A court ruling today may have finally broken the “curse of Don Quixote,” which has plagued director Terry Gilliam during his 20-year battle to bring the Don Quixote story to the screen.
Reuters reports that the decision by a Paris court clears the way for Gilliam to show “The Man Who Killed Don Quixote” at the Cannes Film Festival.
Gilliam had to abandon his first attempt at making the film, with Johnny Depp in 2000, due to a series of disasters including flooding, illness and money issues — a story that was told in painful detail in the 2002 documentary “Lost in La Mancha.”
“Finally remade with Jonathan Pryce and Adam Driver, Cannes selected the film to close the festival on May 19, but a last-minute legal challenge from a former producer who says he owns the rights meant that remained uncertain until Wednesday’s ruling,” Reuters noted. “Adding to the idea of a curse, The Guardian newspaper reported earlier on Wednesday that Gilliam, 77, had suffered a minor stroke at the weekend, but he tweeted he was now fine: ‘After days of rest and prayers to the gods I am restored and well again.’”
Gilliam also tweeted: “We are legally victorious!

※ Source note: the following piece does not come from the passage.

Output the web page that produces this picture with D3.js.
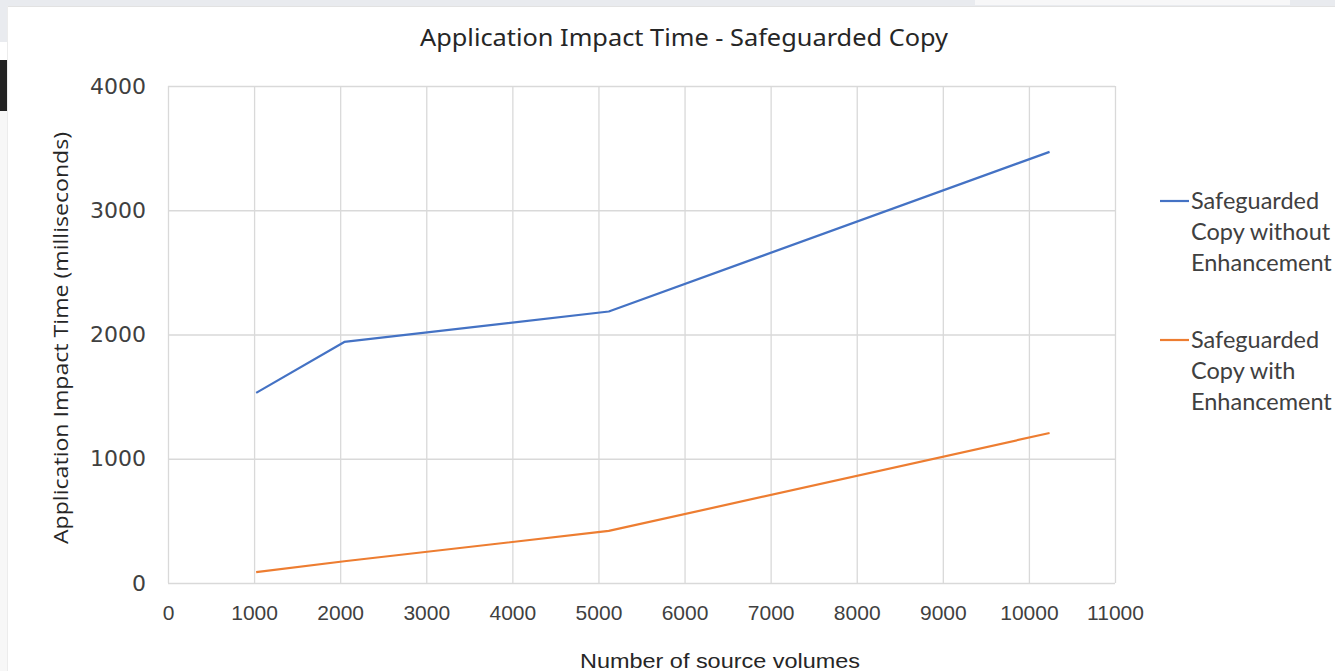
<!DOCTYPE html>
<html><head><meta charset="utf-8">
<script src="https://cdn.jsdelivr.net/npm/d3@7"></script>
<style>html,body{margin:0;padding:0;background:#fff;overflow:hidden}</style>
</head><body>
<svg id="chart" width="1335" height="671"></svg>
<script>
// ---- data ----
const volumes = [1024, 2048, 5120, 10240];
const withoutEnhancement = [1530, 1940, 2185, 3470];
const withEnhancement = [87, 175, 419, 1207];
const xTicks = [0,1000,2000,3000,4000,5000,6000,7000,8000,9000,10000,11000];
const yTicks = [0,1000,2000,3000,4000];
const seriesNames = [["Safeguarded","Copy without","Enhancement"],["Safeguarded","Copy with","Enhancement"]];
const colors = ["#4472C4", "#ED7D31"];

const svg = d3.select("#chart");
// screenshot surroundings
svg.append("rect").attr("x",0).attr("y",0).attr("width",1335).attr("height",671).attr("fill","#fff");
svg.append("rect").attr("x",0).attr("y",0).attr("width",1335).attr("height",6).attr("fill","#e9ebef");
svg.append("rect").attr("x",975).attr("y",0).attr("width",315).attr("height",5).attr("fill","#f7f7f8");
svg.append("rect").attr("x",0).attr("y",0).attr("width",7).attr("height",42).attr("fill","#e9ebef");
svg.append("rect").attr("x",0).attr("y",60).attr("width",7).attr("height",51).attr("fill","#232323");
svg.append("rect").attr("x",0).attr("y",111).attr("width",7).attr("height",560).attr("fill","#f7f7f7");
svg.append("line").attr("x1",7).attr("x2",1335).attr("y1",6.5).attr("y2",6.5).attr("stroke","#e2e2e2");
svg.append("line").attr("x1",7.5).attr("x2",7.5).attr("y1",6).attr("y2",671).attr("stroke","#ececec");

const x = d3.scaleLinear().domain([0, 11000]).range([168, 1115]);
const y = d3.scaleLinear().domain([0, 4000]).range([583, 86]);
const textColor = "#404040";

// gridlines
svg.append("g").selectAll("line").data(yTicks).join("line")
  .attr("x1", x(0)).attr("x2", x(11000)).attr("y1", d=>y(d)+0.5).attr("y2", d=>y(d)+0.5)
  .attr("stroke", "#d9d9d9").attr("stroke-width", 1.3);
svg.append("g").selectAll("line").data(xTicks).join("line")
  .attr("y1", y(0)).attr("y2", y(4000)).attr("x1", d=>x(d)+0.5).attr("x2", d=>x(d)+0.5)
  .attr("stroke", "#d9d9d9").attr("stroke-width", 1.3);

// axes via d3 axis (no domain / ticks, labels only)
const xAxis = svg.append("g").attr("transform", `translate(0,${y(0)})`)
  .call(d3.axisBottom(x).tickValues(xTicks).tickSize(0).tickPadding(22).tickFormat(d3.format("d")));
xAxis.select(".domain").remove();
xAxis.selectAll("text").attr("fill", textColor).style("font-family","'Liberation Sans', Arial, sans-serif").style("font-size","21px");

const yAxis = svg.append("g").attr("transform", `translate(146,0)`)
  .call(d3.axisLeft(y).tickValues(yTicks).tickSize(0).tickPadding(0).tickFormat(d3.format("d")));
yAxis.select(".domain").remove();
yAxis.selectAll("text").attr("fill", textColor).style("font-family","'DejaVu Sans', sans-serif").style("font-size","22px");

// lines
const line = d3.line().x((d,i)=>x(volumes[i])).y(d=>y(d));
[withoutEnhancement, withEnhancement].forEach((s,k)=>{
  svg.append("path").datum(s).attr("d", line).attr("fill","none")
    .attr("stroke", colors[k]).attr("stroke-width", 2.2).attr("stroke-linejoin","round");
});

// title
svg.append("text").attr("x", 684).attr("y", 46).attr("text-anchor","middle")
  .attr("fill", "#262626").style("font-family","'Noto Sans', sans-serif").style("font-size","23px")
  .attr("textLength", 528).attr("lengthAdjust","spacingAndGlyphs")
  .text("Application Impact Time - Safeguarded Copy");

// axis titles
svg.append("text").attr("transform","translate(68,338) rotate(-90)").attr("text-anchor","middle")
  .attr("fill", "#262626").style("font-family","'Open Sans', sans-serif").style("font-size","20px")
  .attr("textLength", 412).attr("lengthAdjust","spacingAndGlyphs")
  .text("Application Impact Time (milliseconds)");
svg.append("text").attr("x", 720).attr("y", 668).attr("text-anchor","middle")
  .attr("fill", "#262626").style("font-family","'Liberation Sans', sans-serif").style("font-size","21px")
  .attr("textLength", 280).attr("lengthAdjust","spacingAndGlyphs")
  .text("Number of source volumes");

// legend
const legendY = [201, 340];
seriesNames.forEach((lines,k)=>{
  const g = svg.append("g");
  g.append("line").attr("x1",1160).attr("x2",1189).attr("y1",legendY[k]).attr("y2",legendY[k])
    .attr("stroke", colors[k]).attr("stroke-width", 2.2);
  lines.forEach((t,j)=>{
    g.append("text").attr("x",1191).attr("y", legendY[k] + j*31 + 8)
      .attr("fill", textColor).style("font-family","Lato, sans-serif").style("font-size","23.5px")
      .text(t);
  });
});
</script>
</body></html>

We will go to the ball, dressed as the closing film at Festival de Cannes! May 19. Thanks for all your support. #QuixoteVive.”
“The Paris court rejected a request by former producer Paulo Branco to prevent the Cannes screening, although Branco told reporters it had upheld his position that he does hold the rights,” Reuters adds. “Gilliam’s lawyer said the court did not address the question of who owned the rights but had ordered that the screening of the film include a statement that Branco claimed ownership.”